United States Supreme Court Holds RICO May Be Used In Aid of International Arbitration Award Enforcement

The Supreme Court of the United States recently held in Yegiazaryan v. Smagin that a plaintiff alleged a domestic injury for the purposes of RICO in a case where the activities undertaken to evade enforcement of an international arbitration award occurred in California.

Vitaly Smagin and Ashot Yegiazaryan were business partners in a Moscow real estate venture. Yegiazaryan stole Smagin’s shares in the joint venture, and fled to Beverly Hills in California, where he remains until present day, in order to evade Russian authorities. Smagin commenced a London-based arbitration against Yegiazaryan, and was awarded $84 million in damages, which Yegiazaryan refused to pay. Smagin then commenced an enforcement action in the United States District Court for the Central District of California seeking to enforce the award under the Convention on the Recognition and Enforcement of Foreign Arbitral Awards (the New York Convention). The District Court issued a preliminary injunction freezing Yegiazaryan’s California assets. Yegiazaryan then engaged in a wide-ranging scheme to keep his assets out of Smagin’s reach – creating shell companies for himself and his family, orchestrating fraudulent judgments tying up assets around the globe, and intimidating a physician to prevent him from responding to a subpoena.

Based on this web of corrupt activity, Smagin brought a civil suit under the Racketeer Influenced and Corrupt Organizations Act (RICO) against Yegiazaryan and his accomplices, seeking over $130 million in damages as well as attorney’s fees and treble damages. The District Court dismissed Smagin’s RICO suit on the grounds that Smagin had failed to adequately allege a “domestic injury” as required by Supreme Court precedent from RJR Nabisco, Inc. v. European Community. It reached that decision because Smagin was a resident and citizen of Russia and, therefore, his injury was felt there. On appeal, the Ninth Circuit reversed, rejected the residency-based test (adopted by the Seventh Circuit), in favor of the context-specific approach to domestic injury inquiry used by the Second and Third Circuits. Under the context-specific approach, since Yegiazaryan’s RICO activities were based and orchestrated in California, the Ninth Circuit held there was a domestic injury and Smagin’s RICO case should not have been dismissed.

The Supreme Court granted certiorari to resolve the Circuit split.

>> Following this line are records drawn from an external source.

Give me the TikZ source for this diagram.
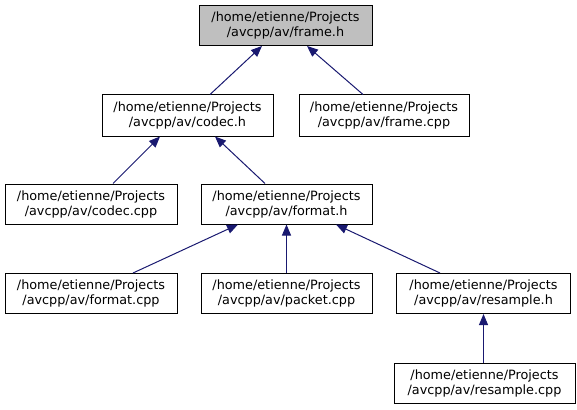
\documentclass[tikz,border=0pt]{standalone}
\usepackage{fontspec}
\setmainfont{DejaVu Sans}
\usetikzlibrary{arrows.meta}
\definecolor{edgeblue}{HTML}{191970}
\definecolor{curgray}{HTML}{BFBFBF}
\begin{document}
\begin{tikzpicture}[x=1pt,y=-1pt,
  filebox/.style={draw=black,line width=1pt,fill=white,inner sep=0pt,align=center,
    font=\fontsize{12.8}{15}\selectfont},
  edge/.style={draw=edgeblue,line width=1pt,{Triangle[length=11pt,width=9pt]}-}]
\useasboundingbox (0,0) rectangle (577,409);
\node[filebox,fill=curgray,minimum width=173pt,minimum height=40pt] (frameh) at (285.5,25.5) {/home/etienne/Projects\\/avcpp/av/frame.h};
\node[filebox,minimum width=171pt,minimum height=41pt] (codech) at (187.5,115.5) {/home/etienne/Projects\\/avcpp/av/codec.h};
\node[filebox,minimum width=170pt,minimum height=41pt] (framecpp) at (384,115.5) {/home/etienne/Projects\\/avcpp/av/frame.cpp};
\node[filebox,minimum width=172pt,minimum height=40pt] (codeccpp) at (91,204) {/home/etienne/Projects\\/avcpp/av/codec.cpp};
\node[filebox,minimum width=171pt,minimum height=40pt] (formath) at (286.5,204) {/home/etienne/Projects\\/avcpp/av/format.h};
\node[filebox,minimum width=172pt,minimum height=40pt] (formatcpp) at (91,293.5) {/home/etienne/Projects\\/avcpp/av/format.cpp};
\node[filebox,minimum width=171pt,minimum height=40pt] (packetcpp) at (286.5,293.5) {/home/etienne/Projects\\/avcpp/av/packet.cpp};
\node[filebox,minimum width=174pt,minimum height=40pt] (resampleh) at (483.5,293.5) {/home/etienne/Projects\\/avcpp/av/resample.h};
\node[filebox,minimum width=181pt,minimum height=40pt] (resamplecpp) at (484.5,383) {/home/etienne/Projects\\/avcpp/av/resample.cpp};
\draw[edge] ([xshift=-23.5pt]frameh.south) -- ([xshift=22.5pt]codech.north);
\draw[edge] ([xshift=21.5pt]frameh.south) -- ([xshift=-21pt]framecpp.north);
\draw[edge] ([xshift=-27.5pt]codech.south) -- ([xshift=22pt]codeccpp.north);
\draw[edge] ([xshift=27.5pt]codech.south) -- ([xshift=-21.5pt]formath.north);
\draw[edge] ([xshift=-48.5pt]formath.south) -- ([xshift=42pt]formatcpp.north);
\draw[edge] (formath.south) -- (packetcpp.north);
\draw[edge] ([xshift=49.5pt]formath.south) -- ([xshift=-43.5pt]resampleh.north);
\draw[edge] (resampleh.south) -- ([xshift=-1pt]resamplecpp.north);
\end{tikzpicture}
\end{document}
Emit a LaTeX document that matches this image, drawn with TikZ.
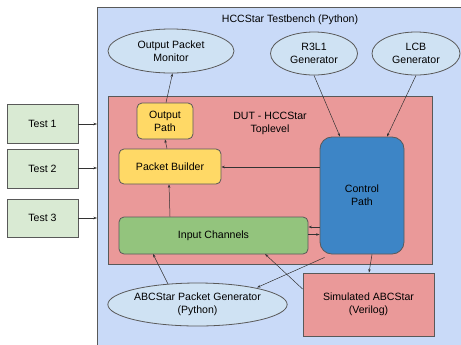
\documentclass[tikz,border=0pt]{standalone}
\usepackage{fontspec}
\setmainfont{Liberation Sans}
\usetikzlibrary{shapes.geometric,arrows.meta}
\definecolor{bgblue}{HTML}{C9DAF8}
\definecolor{dutred}{HTML}{EA9999}
\definecolor{ylw}{HTML}{FFD966}
\definecolor{grn}{HTML}{93C47D}
\definecolor{ctl}{HTML}{3D85C6}
\definecolor{ell}{HTML}{CFE2F3}
\definecolor{tst}{HTML}{D9EAD3}
\definecolor{edge}{HTML}{595959}
\newcommand{\dfont}{\fontsize{10.6}{13.3}\selectfont}
\tikzset{
  base/.style={draw=edge, line width=0.8pt, font=\dfont, align=center, inner sep=0pt},
  oval/.style={base, ellipse, fill=ell},
  rbox/.style={base, rectangle, rounded corners=5pt},
  sbox/.style={base, rectangle},
  lbl/.style={font=\dfont, align=center, inner sep=0pt},
  conn/.style={draw=black!80, line width=0.5pt, -{Stealth[length=3.5pt,width=2.5pt]}},
}
\begin{document}
\begin{tikzpicture}[x=1bp,y=-1bp]
\useasboundingbox (0,0) rectangle (461,344);
\clip (0,0) rectangle (461,344);
% testbench background
\draw[draw=edge, line width=0.8pt, fill=bgblue] (97,7) rectangle (480,360);
\node[lbl] (tbtitle) at (290,20) {HCCStar Testbench (Python)};
% DUT
\node[sbox, fill=dutred, minimum width=324bp, minimum height=168bp] (dut) at (270,180) {};
\node[lbl] (duttitle) at (270,123.5) {DUT - HCCStar\\Toplevel};
% ellipses
\node[oval, minimum width=126bp, minimum height=44bp] (opm) at (171,51) {Output Packet\\Monitor};
\node[oval, minimum width=87bp, minimum height=43bp] (r3l1) at (314,53.5) {R3L1\\Generator};
\node[oval, minimum width=88bp, minimum height=43bp] (lcb) at (416,53.5) {LCB\\Generator};
\node[oval, minimum width=179bp, minimum height=43bp] (abcgen) at (197.5,304.5) {ABCStar Packet Generator\\(Python)};
% inner boxes
\node[rbox, fill=ylw, minimum width=56bp, minimum height=36bp] (opath) at (165,121) {Output\\Path};
\node[rbox, fill=ylw, minimum width=102bp, minimum height=35bp] (pbuild) at (170,166.5) {Packet Builder};
\node[rbox, fill=grn, minimum width=189bp, minimum height=37bp] (inch) at (213.5,235.5) {Input Channels};
\node[base, rectangle, rounded corners=12pt, fill=ctl, minimum width=84bp, minimum height=117bp] (ctrl) at (362,195.5) {};
\node[lbl] (ctrltxt) at (362,195) {Control\\Path};
\node[sbox, fill=dutred, minimum width=131bp, minimum height=63bp] (sim) at (368.5,304.5) {Simulated ABCStar\\(Verilog)};
% tests
\node[sbox, fill=tst, minimum width=71bp, minimum height=39bp] (t1) at (42.5,123.5) {Test 1};
\node[sbox, fill=tst, minimum width=71bp, minimum height=39bp] (t2) at (42.5,168.5) {Test 2};
\node[sbox, fill=tst, minimum width=71bp, minimum height=38bp] (t3) at (42.5,218) {Test 3};
\coordinate (e1) at (97,124);
\coordinate (e2) at (97,168);
\coordinate (e3) at (97,218);
% connectors
\draw[conn] (t1.east |- e1) -- (e1);
\draw[conn] (t2.east |- e2) -- (e2);
\draw[conn] (t3.east |- e3) -- (e3);
\draw[conn] ([xshift=1bp]opath.north) -- ([xshift=1.5bp]opm.south);
\draw[conn] ([xshift=2bp]pbuild.north west -| opath.south) -- (opath.south);
\draw[conn] (inch.north -| 170,0) -- (pbuild.south -| 169,0);
\draw[conn] (ctrl.west |- 0,167) -- (pbuild.east |- 0,167);
\draw[conn] (r3l1.south) -- ([xshift=-22bp]ctrl.north);
\draw[conn] (lcb.south) -- ([xshift=25bp]ctrl.north);
\draw[conn] (ctrl.west |- 0,227) -- (inch.east |- 0,227);
\draw[conn] (inch.east |- 0,234.5) -- (ctrl.west |- 0,234.5);
\draw[conn] ([xshift=10bp]ctrl.south) -- ([xshift=0.5bp]sim.north);
\draw[conn] ([xshift=5bp,yshift=-3bp]ctrl.south west) -- (257,287.5);
\draw[conn] (sim.west |- 0,289) -- (265,254);
\draw[conn] (168,284) -- (153,254);
\end{tikzpicture}
\end{document}
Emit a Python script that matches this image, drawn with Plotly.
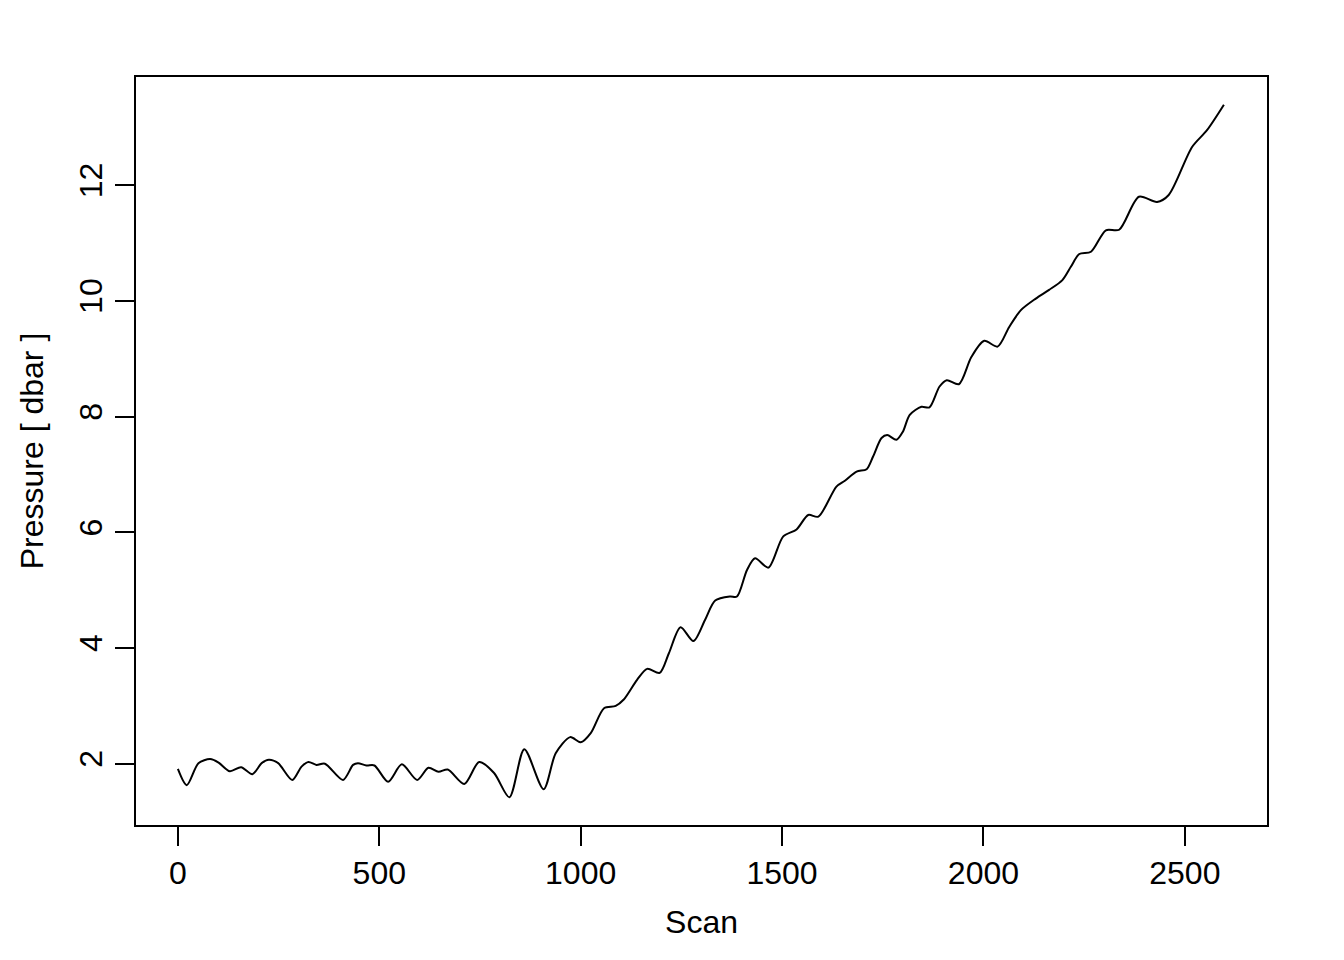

The Supreme Court agreed with the Ninth, Second and Third Circuits, adopting the contextual approach for domestic injury under RICO, instructing that “courts should look to the circumstances surrounding the alleged injury to assess whether it arose in the United States.” The Supreme Court affirmed the Ninth Circuit’s finding of a “domestic injury” in Smagin’s case – the circumstances of RICO case arose in the United States, given that the various schemes to divert assets began and were executed in California. Additionally, the Supreme Court rejected the bright-line rule of locating a RICO plaintiff’s injury at the plaintiff’s residence on the grounds such a rule would foreclose foreign plaintiffs from bringing RICO suits. Justice Sonya Sotomayor wrote the majority opinion, which was joined by Justices Roberts, Kagan, Kavanaugh, Coney Barrett, and Brown Jackson. Justices Alito, Thomas, and Gorsuch dissented. Justice Alito, writing in dissent, argued the majority opinion gives no guidance to lower courts as to how to determine domestic injury using the contextual approach, which risks confusion among the lower courts going forward.